The main significance of the Marubozu candle lies in its ability to indicate strong momentum and trend direction. Since it lacks upper and lower wicks, it shows complete market dominance by buyers (bullish) or sellers (bearish), making it a powerful trend-confirmation tool.
A Bullish Marubozu Opening occurs when the candle has no lower wick, meaning the price opened at its lowest point and closed higher. This signals strong buying pressure from the start, often leading to further price increases in the coming sessions.
A Marubozu candle is identified by its long body and lack of wicks. A bullish Marubozu is fully green, indicating strong buying, while a bearish Marubozu is fully red, signalling strong selling pressure without price rejection.
A Marubozu candlestick can be either bullish or bearish. A bullish Marubozu forms when buyers dominate the market, while a bearish Marubozu appears when sellers control the price movement, pushing it to close at its lowest level.
The Marubozu candlestick pattern is highly reliable when supported by trend confirmation and volume analysis. It works best when it appears near key support or resistance levels, signalling strong trend continuation or reversal with increased accuracy.

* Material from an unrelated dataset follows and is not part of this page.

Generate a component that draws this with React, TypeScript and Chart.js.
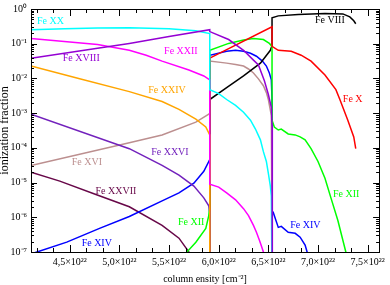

Yes, the Marubozu candlestick pattern is widely used in intraday trading. It helps traders identify strong momentum early, allowing them to enter trades in the direction of the trend with tight stop-loss levels for risk management.
To confirm a Marubozu trading signal, traders should check volume levels, trend direction and technical indicators like RSI, MACD and moving averages. High volume alongside a Marubozu candle strengthens the validity of the trend direction.
The main limitation of a Marubozu candlestick is its lack of context, as it does not account for support, resistance, or fundamental factors. It can also produce false signals in low-volume markets, making additional confirmation necessary before trading.
A Marubozu and Bearish Engulfing are different patterns. A bearish Marubozu lacks wicks, showing strong selling pressure, while a Bearish Engulfing pattern consists of two candles, where a large red candle fully engulfs a previous green candle, signalling a potential reversal.